Most generally, the last thing people see of me as I hit the water is the back side of my fins dissappearing into the blue. Especially if on a cattle boat, I go into warp drive and I am outta there, out of the mayhem of people bobbing up and down and ramming into one another and strobes going off and people giving me the OK sign over and over and over with this odd look when I don't return it. You can see so much more when your fast and silent, stop and investigate and then move on, before the group catches up. When I get back on the boat I always ask if they saw the shark, or the turtle or the whatever and no--they did not---all the bunched up divers did was ask each other over and over if they were OK. I am not OK, I am getting old, I am grouchy and I like it. N
 
TSandM:
Given that, why do the DMs who lead tourist dives move so fast?

- to keep the group from bunching up. It's amazing but if you stop moving forward as a dive guide then the whole group will sometimes bunch right up on you; everyone pushing and knocking each other's masks loose and they'll all stop diving and just sit there looking at you wondering "what the heck is he waiting for" .

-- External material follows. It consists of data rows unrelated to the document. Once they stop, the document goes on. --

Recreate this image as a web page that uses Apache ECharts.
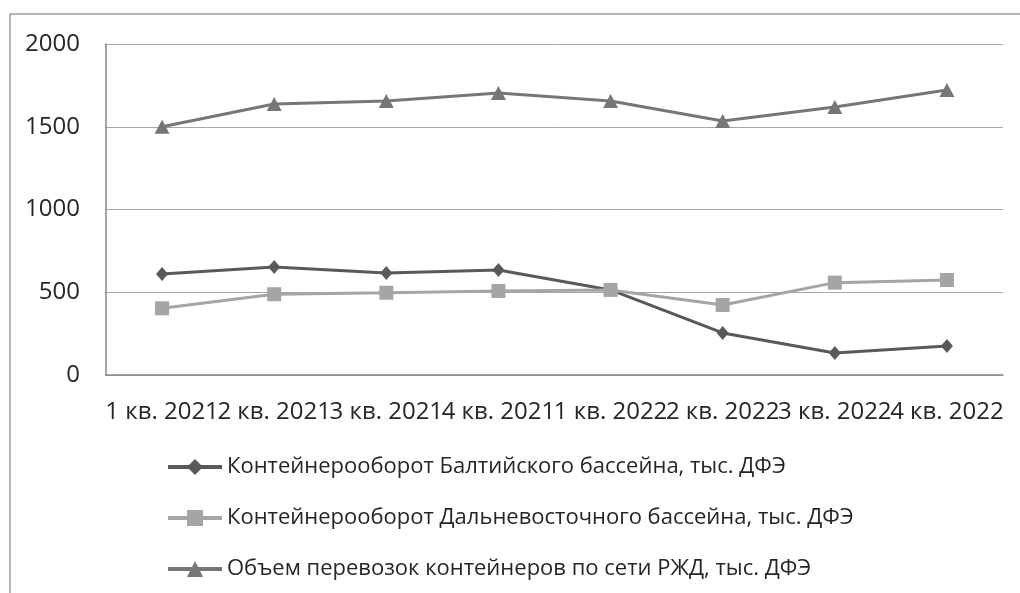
<!DOCTYPE html>
<html>
<head>
<meta charset="utf-8">
<script src="https://cdn.jsdelivr.net/npm/echarts@6/dist/echarts.min.js"></script>
<style>
  html, body { margin: 0; padding: 0; background: #fff; }
  #chart { width: 1020px; height: 593px; }
</style>
</head>
<body>
<div id="chart"></div>
<script>
const categories = ['1 кв. 2021', '2 кв. 2021', '3 кв. 2021', '4 кв. 2021', '1 кв. 2022', '2 кв. 2022', '3 кв. 2022', '4 кв. 2022'];
const baltic = [610, 653, 616, 634, 514, 254, 133, 175];
const farEast = [403, 488, 497, 508, 514, 423, 558, 574];
const rzd = [1500, 1637, 1655, 1704, 1655, 1535, 1619, 1722];
const yTicks = { min: 0, max: 2000, interval: 500 };

const FONT = '"Open Sans", sans-serif';
const TXT = '#262626';

const chart = echarts.init(document.getElementById('chart'));

function lineSeries(name, data, color, symbol, size) {
  return {
    name: name,
    type: 'line',
    data: data,
    symbol: symbol,
    symbolSize: size,
    lineStyle: { color: color, width: 3 },
    itemStyle: { color: color },
    z: 3
  };
}

const option = {
  animation: false,
  graphic: [{
    type: 'rect',
    shape: { x: 10, y: 14, width: 1030, height: 600 },
    style: { fill: 'none', stroke: '#9f9f9f', lineWidth: 1.5 },
    z: -1
  }],
  grid: { left: 106, right: 17, top: 44, bottom: 218 },
  legend: {
    orient: 'vertical',
    left: 166,
    top: 456,
    padding: 0,
    itemWidth: 54,
    itemHeight: 20,
    itemGap: 29,
    lineStyle: { width: 4 },
    textStyle: { fontFamily: FONT, fontSize: 22, color: TXT },
    data: ['Контейнерооборот Балтийского бассейна, тыс. ДФЭ',
           'Контейнерооборот Дальневосточного бассейна, тыс. ДФЭ',
           'Объем перевозок контейнеров по сети РЖД, тыс. ДФЭ']
  },
  xAxis: {
    type: 'category',
    data: categories,
    boundaryGap: true,
    axisLine: { lineStyle: { color: '#868686', width: 1.5 } },
    axisTick: { show: false },
    axisLabel: { interval: 0, margin: 25, fontFamily: FONT, fontSize: 24, color: TXT }
  },
  yAxis: {
    type: 'value',
    min: yTicks.min,
    max: yTicks.max,
    interval: yTicks.interval,
    axisLine: { show: true, lineStyle: { color: '#868686', width: 1.5 } },
    axisTick: { show: false },
    splitLine: { lineStyle: { color: '#a6a6a6', width: 1 } },
    axisLabel: { margin: 26, fontFamily: FONT, fontSize: 24, color: TXT, formatter: (v) => String(v) }
  },
  series: [
    lineSeries('Контейнерооборот Балтийского бассейна, тыс. ДФЭ', baltic, '#595959', 'diamond', [12, 14]),
    lineSeries('Контейнерооборот Дальневосточного бассейна, тыс. ДФЭ', farEast, '#a5a5a5', 'rect', 14),
    lineSeries('Объем перевозок контейнеров по сети РЖД, тыс. ДФЭ', rzd, '#767676', 'triangle', [15, 14])
  ]
};

chart.setOption(option);
</script>
</body>
</html>
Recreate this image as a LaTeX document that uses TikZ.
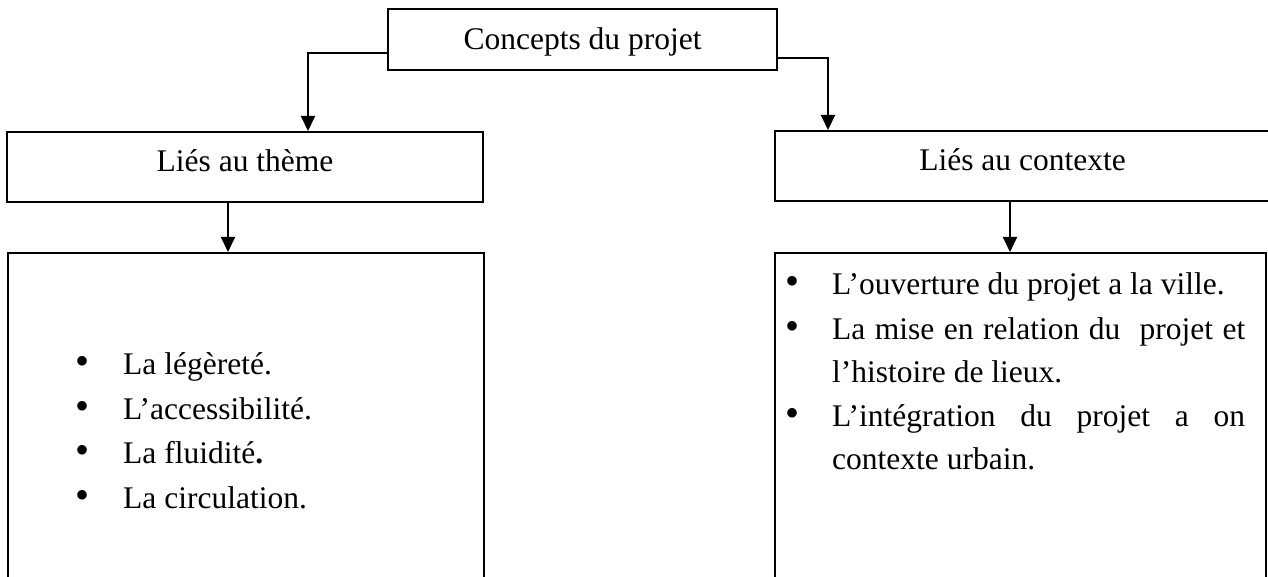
\documentclass[tikz,border=0pt]{standalone}
\usepackage{fontspec}
\setmainfont{Liberation Serif}
\usetikzlibrary{arrows.meta}
\begin{document}
\begin{tikzpicture}[x=1pt,y=-1pt,
  txt/.style={font=\fontsize{31.5}{44}\selectfont, inner sep=0pt},
  box/.style={draw, line width=2pt, inner sep=0pt, txt},
  listbox/.style={draw, line width=2pt, inner sep=0pt, anchor=north west},
  conn/.style={line width=2pt, -{Triangle[length=15pt,width=14pt]}},
  blt/.style={font=\fontsize{40}{40}\selectfont, inner sep=0pt},
  item/.style={txt, anchor=base west}]
\useasboundingbox (0,0) rectangle (1268,577);
\clip (0,0) rectangle (1268,577);
% boxes
\node[box, minimum width=389pt, text height=41pt, text depth=20pt, anchor=base] (top) at (582.5,50) {Concepts du projet};
\node[box, minimum width=476pt, text height=40pt, text depth=30pt, anchor=base] (theme) at (245,172) {Liés au thème};
\node[box, minimum width=495pt, text height=40pt, text depth=30pt, anchor=base] (ctx) at (1022.5,171) {Liés au contexte};
\node[listbox, minimum width=476pt, minimum height=360pt] (lbox) at (7,252) {};
\node[listbox, minimum width=491pt, minimum height=360pt] (rbox) at (774,252) {};
% connectors
\draw[conn] ([yshift=18pt]top.south west) -| ([xshift=63pt]theme.north);
\draw[conn] ([yshift=13pt]top.south east) -| ([xshift=-194.5pt]ctx.north);
\draw[conn] ([xshift=-17pt]theme.south) -- ([xshift=-17pt]theme.south |- lbox.north);
\draw[conn] ([xshift=-12.5pt]ctx.south) -- ([xshift=-12.5pt]ctx.south |- rbox.north);
% left list
\node[blt] (lb1) at (83,365) {•};
\node[item] (l1) at (123,374) {La légèreté.};
\node[blt] (lb2) at (83,410) {•};
\node[item] (l2) at (123,419) {L’accessibilité.};
\node[blt] (lb3) at (83,454) {•};
\node[item] (l3) at (123,463) {La fluidité\textbf{.}};
\node[blt] (lb4) at (83,499) {•};
\node[item] (l4) at (123,508) {La circulation.};
% right list
\node[blt] (rb1) at (792,285) {•};
\node[item] (r1) at (832,294) {L’ouverture du projet a la ville.};
\node[blt] (rb2) at (792,330) {•};
\node[item] (r2) at (832,339) {\makebox[413pt][s]{La mise en relation du\ \ projet et}};
\node[item] (r3) at (832,382) {l’histoire de lieux.};
\node[blt] (rb3) at (792,417) {•};
\node[item] (r4) at (832,426) {\makebox[413pt][s]{L’intégration du projet a on}};
\node[item] (r5) at (832,469) {contexte urbain.};
\end{tikzpicture}
\end{document}
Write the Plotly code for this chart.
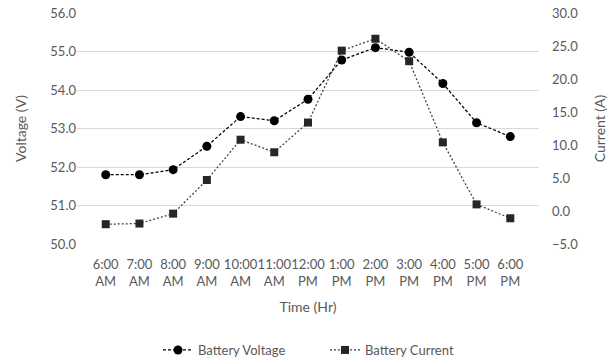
import plotly.graph_objects as go

times = ["6:00<br>AM", "7:00<br>AM", "8:00<br>AM", "9:00<br>AM", "10:00<br>AM", "11:00<br>AM",
         "12:00<br>PM", "1:00<br>PM", "2:00<br>PM", "3:00<br>PM", "4:00<br>PM", "5:00<br>PM", "6:00<br>PM"]
battery_voltage = [51.8, 51.8, 51.93, 52.54, 53.31, 53.2, 53.76, 54.78, 55.1, 54.98, 54.17, 53.15, 52.79]
battery_current = [-2.0, -1.9, -0.4, 4.7, 10.8, 8.9, 13.4, 24.3, 26.1, 22.7, 10.4, 1.0, -1.1]

FONT = "Lato"
TXT = "#595959"

fig = go.Figure()
fig.add_trace(go.Scatter(
    x=times, y=battery_voltage, name="Battery Voltage", mode="lines+markers",
    line=dict(color="#000000", width=1.25, dash="3px,2px"),
    marker=dict(symbol="circle", size=9, color="#000000"),
    yaxis="y",
))
fig.add_trace(go.Scatter(
    x=times, y=battery_current, name="Battery Current", mode="lines+markers",
    line=dict(color="#404040", width=1.25, dash="2px,2px"),
    marker=dict(symbol="square", size=8, color="#262626"),
    yaxis="y2",
))

fig.update_layout(
    width=608, height=361,
    margin=dict(l=77, r=69, t=13, b=117, autoexpand=False),
    paper_bgcolor="white", plot_bgcolor="white",
    font=dict(family=FONT, size=13, color=TXT),
    showlegend=True,
    legend=dict(orientation="h", x=158 / 608, xref="container", xanchor="left",
                y=1 - 350 / 361, yref="container", yanchor="middle",
                font=dict(size=13, color=TXT), entrywidth=122, tracegroupgap=0),
    xaxis=dict(
        type="category", showgrid=False, showline=False, ticks="", automargin=False,
        tickangle=0, tickfont=dict(size=13, color=TXT), ticklabelstandoff=11,
        title=dict(text="Time (Hr)", font=dict(size=14, color=TXT), standoff=14),
    ),
    yaxis=dict(
        range=[50, 56], dtick=1, tickformat=".1f", automargin=False,
        showgrid=True, gridcolor="#d9d9d9", gridwidth=1, zeroline=False,
        showline=False, ticks="", tickfont=dict(size=13, color=TXT),
        title=dict(text="Voltage (V)", font=dict(size=14, color=TXT), standoff=20),
    ),
    yaxis2=dict(
        range=[-5, 30], dtick=5, tickformat=".1f", overlaying="y", side="right",
        showgrid=False, zeroline=False, showline=False, ticks="", automargin=False,
        tickfont=dict(size=13, color=TXT), ticklabelstandoff=12,
        title=dict(text="Current (A)", font=dict(size=14, color=TXT), standoff=20),
    ),
)

fig.write_html("out.html")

- because mostly DM's have to do with a special kind of diver--the underwater tourist--who expects to see as many different things as possible in one dive. To these kinds of divers, quantity is what counts. The Loch Ness monster could swim up and pose for 1/2 hour and some people would tick it off on their list and want to move on after 10 seconds. "Yep... seen the Loch Ness Monster, now where's the Parrot Fish?"

R..
 
Nemrod:
...snip...

all the bunched up divers did was ask each other over and over if they were OK. I am not OK, I am getting old, I am grouchy and I like it. N

ROTFL.....

R..
 
TSandM:
In my thread about solo diving, a number of people made comments about enjoying being alone because they can putter around in a very small area, or just hang and watch what's going on around them. On another board, I read a lot about people doing dives with scooters and covering a lot of ground. And in the dives I've done with a guide, the guide usually moves right along, most of the time faster than I would ideally like to go. Yet, when I led a group dive while we were in the Caribbean, everybody thanked me for the very slow pace I set.

So clearly, there are different styles, and they may be related sometimes to the purpose of the dive -- photographers go slow, hunters go fast, people doing surveys need to cover ground.

What's your style, and is it related to a secondary activity?

You sort of hit on it in your question. It depends on what one wishes to acomplish. I did a dive once where I sat at the end of an old pier crib in fifteen feet of water surrounded by a giant school of alwife. I just sat there quietly and watched them swim up to me until I exhaled and then they'd scurry away. Other dives I've been out with a line looking for parts of a steamer that lie away from the main wreck. I'm doing some distance on these dives so its all ahead flank until I spot something. Photo dives I tend to just plunk along and compose and shoot. If I have a buddy along, which is usually the case, I do have to taylor things a bit so he or she can acomplish his or her goals for the dive.